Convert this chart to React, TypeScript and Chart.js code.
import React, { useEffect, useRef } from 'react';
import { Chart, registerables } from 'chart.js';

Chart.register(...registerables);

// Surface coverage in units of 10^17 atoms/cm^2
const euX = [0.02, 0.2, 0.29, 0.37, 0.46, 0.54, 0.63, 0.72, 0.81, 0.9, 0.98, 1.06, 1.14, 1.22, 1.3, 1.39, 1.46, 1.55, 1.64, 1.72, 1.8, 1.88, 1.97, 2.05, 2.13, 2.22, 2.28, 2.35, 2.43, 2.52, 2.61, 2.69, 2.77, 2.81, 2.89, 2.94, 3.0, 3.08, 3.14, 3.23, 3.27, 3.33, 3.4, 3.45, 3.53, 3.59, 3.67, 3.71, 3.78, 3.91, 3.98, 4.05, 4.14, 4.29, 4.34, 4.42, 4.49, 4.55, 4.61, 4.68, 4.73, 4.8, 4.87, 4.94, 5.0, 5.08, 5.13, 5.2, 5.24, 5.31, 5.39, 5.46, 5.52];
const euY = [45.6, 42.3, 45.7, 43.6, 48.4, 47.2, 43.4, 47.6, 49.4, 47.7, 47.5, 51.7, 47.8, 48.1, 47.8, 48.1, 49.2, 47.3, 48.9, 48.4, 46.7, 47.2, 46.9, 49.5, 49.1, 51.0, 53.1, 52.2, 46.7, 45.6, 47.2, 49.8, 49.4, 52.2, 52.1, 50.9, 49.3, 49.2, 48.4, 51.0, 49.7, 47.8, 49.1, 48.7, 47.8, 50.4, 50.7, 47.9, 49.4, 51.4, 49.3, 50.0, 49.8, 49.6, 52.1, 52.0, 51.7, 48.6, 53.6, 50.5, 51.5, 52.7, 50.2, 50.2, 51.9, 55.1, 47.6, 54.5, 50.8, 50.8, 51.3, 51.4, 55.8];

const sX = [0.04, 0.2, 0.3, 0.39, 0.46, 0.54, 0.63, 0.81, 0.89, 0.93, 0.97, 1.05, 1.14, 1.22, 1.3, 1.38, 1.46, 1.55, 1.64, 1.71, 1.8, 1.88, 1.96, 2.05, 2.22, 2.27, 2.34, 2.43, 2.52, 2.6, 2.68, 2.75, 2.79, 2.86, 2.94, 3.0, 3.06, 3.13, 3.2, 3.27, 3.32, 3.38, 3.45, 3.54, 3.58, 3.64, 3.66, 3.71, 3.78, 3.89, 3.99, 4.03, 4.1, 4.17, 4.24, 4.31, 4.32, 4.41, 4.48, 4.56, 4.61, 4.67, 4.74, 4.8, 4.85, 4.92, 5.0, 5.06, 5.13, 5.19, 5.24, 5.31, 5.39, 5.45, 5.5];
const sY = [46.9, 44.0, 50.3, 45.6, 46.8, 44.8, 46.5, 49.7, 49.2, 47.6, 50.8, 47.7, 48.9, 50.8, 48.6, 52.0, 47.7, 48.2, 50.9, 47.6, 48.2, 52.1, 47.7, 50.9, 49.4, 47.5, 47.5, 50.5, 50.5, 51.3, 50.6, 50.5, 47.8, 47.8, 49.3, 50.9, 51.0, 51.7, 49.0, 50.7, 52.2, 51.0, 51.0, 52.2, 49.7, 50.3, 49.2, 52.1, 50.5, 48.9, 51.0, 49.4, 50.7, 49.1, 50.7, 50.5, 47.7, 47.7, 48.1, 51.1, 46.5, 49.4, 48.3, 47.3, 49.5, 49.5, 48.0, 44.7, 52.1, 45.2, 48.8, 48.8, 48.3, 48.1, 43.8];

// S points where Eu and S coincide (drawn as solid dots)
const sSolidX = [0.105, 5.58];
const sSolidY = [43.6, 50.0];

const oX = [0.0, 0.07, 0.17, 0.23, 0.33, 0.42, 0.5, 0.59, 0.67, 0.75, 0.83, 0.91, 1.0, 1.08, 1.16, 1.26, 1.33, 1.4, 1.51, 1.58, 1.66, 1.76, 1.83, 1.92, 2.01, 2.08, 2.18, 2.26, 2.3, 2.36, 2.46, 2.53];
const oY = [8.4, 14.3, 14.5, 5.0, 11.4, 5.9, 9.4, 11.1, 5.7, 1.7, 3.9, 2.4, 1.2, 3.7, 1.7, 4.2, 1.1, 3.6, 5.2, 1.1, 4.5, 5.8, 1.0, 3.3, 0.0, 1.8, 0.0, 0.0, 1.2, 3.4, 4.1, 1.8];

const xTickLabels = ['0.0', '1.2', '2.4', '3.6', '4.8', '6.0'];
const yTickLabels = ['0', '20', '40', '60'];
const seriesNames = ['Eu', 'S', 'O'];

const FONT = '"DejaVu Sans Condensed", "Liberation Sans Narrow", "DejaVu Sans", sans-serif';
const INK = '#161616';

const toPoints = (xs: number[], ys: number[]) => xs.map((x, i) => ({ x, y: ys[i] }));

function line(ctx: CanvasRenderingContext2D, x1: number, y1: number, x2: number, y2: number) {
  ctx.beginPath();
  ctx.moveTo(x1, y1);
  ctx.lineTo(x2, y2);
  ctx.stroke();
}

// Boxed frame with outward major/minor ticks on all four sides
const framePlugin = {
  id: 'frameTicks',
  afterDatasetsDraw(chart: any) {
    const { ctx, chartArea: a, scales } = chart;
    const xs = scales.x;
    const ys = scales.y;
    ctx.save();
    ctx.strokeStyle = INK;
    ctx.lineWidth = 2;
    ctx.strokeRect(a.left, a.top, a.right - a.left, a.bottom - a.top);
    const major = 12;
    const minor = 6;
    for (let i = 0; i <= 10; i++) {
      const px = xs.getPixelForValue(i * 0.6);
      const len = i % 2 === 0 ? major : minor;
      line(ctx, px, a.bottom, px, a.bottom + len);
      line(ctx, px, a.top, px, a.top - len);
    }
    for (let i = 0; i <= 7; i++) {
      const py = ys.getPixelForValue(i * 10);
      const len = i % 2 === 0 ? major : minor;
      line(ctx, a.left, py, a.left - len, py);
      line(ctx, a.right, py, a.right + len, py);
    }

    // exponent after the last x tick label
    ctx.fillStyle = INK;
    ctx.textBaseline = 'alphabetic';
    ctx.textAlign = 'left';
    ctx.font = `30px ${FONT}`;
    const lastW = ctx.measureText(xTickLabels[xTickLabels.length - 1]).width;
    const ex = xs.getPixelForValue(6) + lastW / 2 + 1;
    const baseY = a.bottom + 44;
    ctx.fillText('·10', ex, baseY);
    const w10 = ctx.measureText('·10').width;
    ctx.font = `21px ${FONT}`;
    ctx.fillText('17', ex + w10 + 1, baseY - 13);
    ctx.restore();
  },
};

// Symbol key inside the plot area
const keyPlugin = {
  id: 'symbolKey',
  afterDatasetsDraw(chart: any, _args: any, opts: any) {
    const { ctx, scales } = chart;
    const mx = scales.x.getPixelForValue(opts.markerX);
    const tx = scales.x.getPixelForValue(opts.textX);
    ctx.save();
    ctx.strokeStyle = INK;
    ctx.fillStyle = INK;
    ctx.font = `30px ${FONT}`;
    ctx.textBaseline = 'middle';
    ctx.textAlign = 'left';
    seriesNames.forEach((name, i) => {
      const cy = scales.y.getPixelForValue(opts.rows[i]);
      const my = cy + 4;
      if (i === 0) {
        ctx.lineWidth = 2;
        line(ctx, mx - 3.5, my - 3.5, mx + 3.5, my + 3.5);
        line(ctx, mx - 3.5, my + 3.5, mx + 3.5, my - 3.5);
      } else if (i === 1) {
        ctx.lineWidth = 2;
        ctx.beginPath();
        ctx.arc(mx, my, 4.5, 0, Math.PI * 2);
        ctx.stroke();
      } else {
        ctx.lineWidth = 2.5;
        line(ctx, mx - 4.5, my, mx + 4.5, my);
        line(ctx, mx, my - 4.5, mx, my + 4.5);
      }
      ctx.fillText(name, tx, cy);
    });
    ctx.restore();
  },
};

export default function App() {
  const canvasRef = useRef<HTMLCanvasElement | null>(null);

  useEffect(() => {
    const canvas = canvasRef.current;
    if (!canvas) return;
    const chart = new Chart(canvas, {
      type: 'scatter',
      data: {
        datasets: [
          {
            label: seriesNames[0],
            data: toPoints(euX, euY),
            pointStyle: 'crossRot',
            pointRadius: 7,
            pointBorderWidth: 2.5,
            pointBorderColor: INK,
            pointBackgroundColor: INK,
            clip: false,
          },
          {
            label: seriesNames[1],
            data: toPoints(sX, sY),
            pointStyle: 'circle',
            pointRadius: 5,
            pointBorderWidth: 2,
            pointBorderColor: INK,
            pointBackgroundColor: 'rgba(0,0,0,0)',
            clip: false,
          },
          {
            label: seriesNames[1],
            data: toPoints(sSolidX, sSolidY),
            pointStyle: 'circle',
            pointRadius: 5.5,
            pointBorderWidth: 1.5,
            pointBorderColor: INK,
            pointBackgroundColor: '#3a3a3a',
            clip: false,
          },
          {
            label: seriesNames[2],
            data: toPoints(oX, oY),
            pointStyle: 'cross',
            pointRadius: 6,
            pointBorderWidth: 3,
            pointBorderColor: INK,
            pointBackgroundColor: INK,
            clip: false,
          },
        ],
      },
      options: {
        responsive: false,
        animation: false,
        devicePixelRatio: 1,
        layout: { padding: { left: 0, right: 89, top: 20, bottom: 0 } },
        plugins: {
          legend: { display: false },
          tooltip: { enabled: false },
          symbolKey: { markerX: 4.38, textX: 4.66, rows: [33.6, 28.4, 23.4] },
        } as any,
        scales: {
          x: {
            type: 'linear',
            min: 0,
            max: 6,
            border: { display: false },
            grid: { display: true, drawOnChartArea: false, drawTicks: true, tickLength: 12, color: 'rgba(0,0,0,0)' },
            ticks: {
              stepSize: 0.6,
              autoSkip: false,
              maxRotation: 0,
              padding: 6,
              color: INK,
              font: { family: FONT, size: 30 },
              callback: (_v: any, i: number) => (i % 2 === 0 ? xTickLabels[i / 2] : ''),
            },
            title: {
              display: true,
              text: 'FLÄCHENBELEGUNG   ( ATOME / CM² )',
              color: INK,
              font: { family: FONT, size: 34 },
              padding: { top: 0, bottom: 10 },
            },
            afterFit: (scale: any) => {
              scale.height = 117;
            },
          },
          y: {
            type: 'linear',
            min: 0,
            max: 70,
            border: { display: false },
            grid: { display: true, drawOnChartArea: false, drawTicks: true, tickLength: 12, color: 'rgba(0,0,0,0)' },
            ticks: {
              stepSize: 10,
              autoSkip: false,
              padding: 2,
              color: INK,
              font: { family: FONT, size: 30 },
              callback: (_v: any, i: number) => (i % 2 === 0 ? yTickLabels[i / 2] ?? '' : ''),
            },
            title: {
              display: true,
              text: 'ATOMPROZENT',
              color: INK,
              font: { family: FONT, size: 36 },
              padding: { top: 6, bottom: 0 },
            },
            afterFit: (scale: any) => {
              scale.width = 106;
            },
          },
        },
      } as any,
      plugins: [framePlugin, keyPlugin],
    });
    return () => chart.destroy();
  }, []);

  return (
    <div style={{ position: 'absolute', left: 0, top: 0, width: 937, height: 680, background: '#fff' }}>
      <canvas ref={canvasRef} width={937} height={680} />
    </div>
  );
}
###
→ **JOB**: Only the lines from the top of the data through the line that contains "51.3, 51.4, 55.8];" should be quoted, exactly as they stand.

→ **WRITTEN ANSWER**:
Convert this chart to React, TypeScript and Chart.js code.
import React, { useEffect, useRef } from 'react';
import { Chart, registerables } from 'chart.js';

Chart.register(...registerables);

// Surface coverage in units of 10^17 atoms/cm^2
const euX = [0.02, 0.2, 0.29, 0.37, 0.46, 0.54, 0.63, 0.72, 0.81, 0.9, 0.98, 1.06, 1.14, 1.22, 1.3, 1.39, 1.46, 1.55, 1.64, 1.72, 1.8, 1.88, 1.97, 2.05, 2.13, 2.22, 2.28, 2.35, 2.43, 2.52, 2.61, 2.69, 2.77, 2.81, 2.89, 2.94, 3.0, 3.08, 3.14, 3.23, 3.27, 3.33, 3.4, 3.45, 3.53, 3.59, 3.67, 3.71, 3.78, 3.91, 3.98, 4.05, 4.14, 4.29, 4.34, 4.42, 4.49, 4.55, 4.61, 4.68, 4.73, 4.8, 4.87, 4.94, 5.0, 5.08, 5.13, 5.2, 5.24, 5.31, 5.39, 5.46, 5.52];
const euY = [45.6, 42.3, 45.7, 43.6, 48.4, 47.2, 43.4, 47.6, 49.4, 47.7, 47.5, 51.7, 47.8, 48.1, 47.8, 48.1, 49.2, 47.3, 48.9, 48.4, 46.7, 47.2, 46.9, 49.5, 49.1, 51.0, 53.1, 52.2, 46.7, 45.6, 47.2, 49.8, 49.4, 52.2, 52.1, 50.9, 49.3, 49.2, 48.4, 51.0, 49.7, 47.8, 49.1, 48.7, 47.8, 50.4, 50.7, 47.9, 49.4, 51.4, 49.3, 50.0, 49.8, 49.6, 52.1, 52.0, 51.7, 48.6, 53.6, 50.5, 51.5, 52.7, 50.2, 50.2, 51.9, 55.1, 47.6, 54.5, 50.8, 50.8, 51.3, 51.4, 55.8];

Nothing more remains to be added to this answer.